Set exercise:
Print out each entry below exactly, please.

Records provided:

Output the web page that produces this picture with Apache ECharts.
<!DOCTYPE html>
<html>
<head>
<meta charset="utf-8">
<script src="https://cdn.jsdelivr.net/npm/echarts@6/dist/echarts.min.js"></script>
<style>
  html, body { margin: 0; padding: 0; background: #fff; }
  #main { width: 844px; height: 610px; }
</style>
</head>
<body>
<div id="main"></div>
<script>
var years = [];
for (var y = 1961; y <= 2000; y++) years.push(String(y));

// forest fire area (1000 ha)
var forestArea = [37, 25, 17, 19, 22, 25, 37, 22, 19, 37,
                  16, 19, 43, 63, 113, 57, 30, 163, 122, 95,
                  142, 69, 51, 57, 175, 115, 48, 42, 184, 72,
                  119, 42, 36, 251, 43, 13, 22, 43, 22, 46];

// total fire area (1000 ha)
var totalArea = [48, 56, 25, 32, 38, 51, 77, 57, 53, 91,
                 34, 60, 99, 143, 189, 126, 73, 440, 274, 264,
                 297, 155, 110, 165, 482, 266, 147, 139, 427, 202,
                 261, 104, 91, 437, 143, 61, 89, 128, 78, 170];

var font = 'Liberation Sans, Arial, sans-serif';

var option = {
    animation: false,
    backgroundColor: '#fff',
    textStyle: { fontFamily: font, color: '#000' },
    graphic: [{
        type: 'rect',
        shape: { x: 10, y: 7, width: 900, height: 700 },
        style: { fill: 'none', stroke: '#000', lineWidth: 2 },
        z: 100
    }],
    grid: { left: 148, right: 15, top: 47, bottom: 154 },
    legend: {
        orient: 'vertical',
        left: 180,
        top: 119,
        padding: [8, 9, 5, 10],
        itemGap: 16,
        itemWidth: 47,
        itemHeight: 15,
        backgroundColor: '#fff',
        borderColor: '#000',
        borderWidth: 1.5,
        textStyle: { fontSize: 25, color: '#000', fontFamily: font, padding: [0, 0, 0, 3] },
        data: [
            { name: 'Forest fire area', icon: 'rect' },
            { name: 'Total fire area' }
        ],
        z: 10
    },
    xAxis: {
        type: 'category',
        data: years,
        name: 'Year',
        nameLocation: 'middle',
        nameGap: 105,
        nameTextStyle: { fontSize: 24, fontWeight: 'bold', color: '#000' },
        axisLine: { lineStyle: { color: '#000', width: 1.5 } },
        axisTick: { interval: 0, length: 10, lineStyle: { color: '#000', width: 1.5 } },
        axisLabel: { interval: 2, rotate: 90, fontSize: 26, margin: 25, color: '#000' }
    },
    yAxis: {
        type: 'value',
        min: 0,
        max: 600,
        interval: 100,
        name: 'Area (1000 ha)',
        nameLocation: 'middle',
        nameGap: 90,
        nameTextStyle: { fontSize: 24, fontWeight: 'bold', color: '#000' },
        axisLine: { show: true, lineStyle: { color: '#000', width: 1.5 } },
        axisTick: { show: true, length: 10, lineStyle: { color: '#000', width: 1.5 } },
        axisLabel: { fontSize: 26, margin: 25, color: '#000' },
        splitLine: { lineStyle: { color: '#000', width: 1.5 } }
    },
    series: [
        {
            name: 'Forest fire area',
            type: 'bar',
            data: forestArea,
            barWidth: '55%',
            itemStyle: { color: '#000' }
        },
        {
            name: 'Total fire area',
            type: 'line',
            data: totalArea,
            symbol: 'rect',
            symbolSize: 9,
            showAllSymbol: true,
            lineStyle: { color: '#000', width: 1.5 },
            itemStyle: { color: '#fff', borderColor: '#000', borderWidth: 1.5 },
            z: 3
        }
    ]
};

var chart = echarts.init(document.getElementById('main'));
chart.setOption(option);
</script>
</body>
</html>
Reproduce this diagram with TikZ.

Output for this exercise:
Output the web page that produces this picture with Apache ECharts.
<!DOCTYPE html>
<html>
<head>
<meta charset="utf-8">
<script src="https://cdn.jsdelivr.net/npm/echarts@6/dist/echarts.min.js"></script>
<style>
  html, body { margin: 0; padding: 0; background: #fff; }
  #main { width: 844px; height: 610px; }
</style>
</head>
<body>
<div id="main"></div>
<script>
var years = [];
for (var y = 1961; y <= 2000; y++) years.push(String(y));

// forest fire area (1000 ha)
var forestArea = [37, 25, 17, 19, 22, 25, 37, 22, 19, 37,
                  16, 19, 43, 63, 113, 57, 30, 163, 122, 95,
                  142, 69, 51, 57, 175, 115, 48, 42, 184, 72,
                  119, 42, 36, 251, 43, 13, 22, 43, 22, 46];

// total fire area (1000 ha)
var totalArea = [48, 56, 25, 32, 38, 51, 77, 57, 53, 91,
                 34, 60, 99, 143, 189, 126, 73, 440, 274, 264,
                 297, 155, 110, 165, 482, 266, 147, 139, 427, 202,
                 261, 104, 91, 437, 143, 61, 89, 128, 78, 170];

var font = 'Liberation Sans, Arial, sans-serif';

var option = {
    animation: false,
    backgroundColor: '#fff',
    textStyle: { fontFamily: font, color: '#000' },
    graphic: [{
        type: 'rect',
        shape: { x: 10, y: 7, width: 900, height: 700 },
        style: { fill: 'none', stroke: '#000', lineWidth: 2 },
        z: 100
    }],
    grid: { left: 148, right: 15, top: 47, bottom: 154 },
    legend: {
        orient: 'vertical',
        left: 180,
        top: 119,
        padding: [8, 9, 5, 10],
        itemGap: 16,
        itemWidth: 47,
        itemHeight: 15,
        backgroundColor: '#fff',
        borderColor: '#000',
        borderWidth: 1.5,
        textStyle: { fontSize: 25, color: '#000', fontFamily: font, padding: [0, 0, 0, 3] },
        data: [
            { name: 'Forest fire area', icon: 'rect' },
            { name: 'Total fire area' }
        ],
        z: 10
    },
    xAxis: {
        type: 'category',
        data: years,
        name: 'Year',
        nameLocation: 'middle',
        nameGap: 105,
        nameTextStyle: { fontSize: 24, fontWeight: 'bold', color: '#000' },
        axisLine: { lineStyle: { color: '#000', width: 1.5 } },
        axisTick: { interval: 0, length: 10, lineStyle: { color: '#000', width: 1.5 } },
        axisLabel: { interval: 2, rotate: 90, fontSize: 26, margin: 25, color: '#000' }
    },
    yAxis: {
        type: 'value',
        min: 0,
        max: 600,
        interval: 100,
        name: 'Area (1000 ha)',
        nameLocation: 'middle',
        nameGap: 90,
        nameTextStyle: { fontSize: 24, fontWeight: 'bold', color: '#000' },
        axisLine: { show: true, lineStyle: { color: '#000', width: 1.5 } },
        axisTick: { show: true, length: 10, lineStyle: { color: '#000', width: 1.5 } },
        axisLabel: { fontSize: 26, margin: 25, color: '#000' },
        splitLine: { lineStyle: { color: '#000', width: 1.5 } }
    },
    series: [
        {
            name: 'Forest fire area',
            type: 'bar',
            data: forestArea,
            barWidth: '55%',
            itemStyle: { color: '#000' }
        },
        {
            name: 'Total fire area',
            type: 'line',
            data: totalArea,
            symbol: 'rect',
            symbolSize: 9,
            showAllSymbol: true,
            lineStyle: { color: '#000', width: 1.5 },
            itemStyle: { color: '#fff', borderColor: '#000', borderWidth: 1.5 },
            z: 3
        }
    ]
};

var chart = echarts.init(document.getElementById('main'));
chart.setOption(option);
</script>
</body>
</html>
Reproduce this diagram with TikZ.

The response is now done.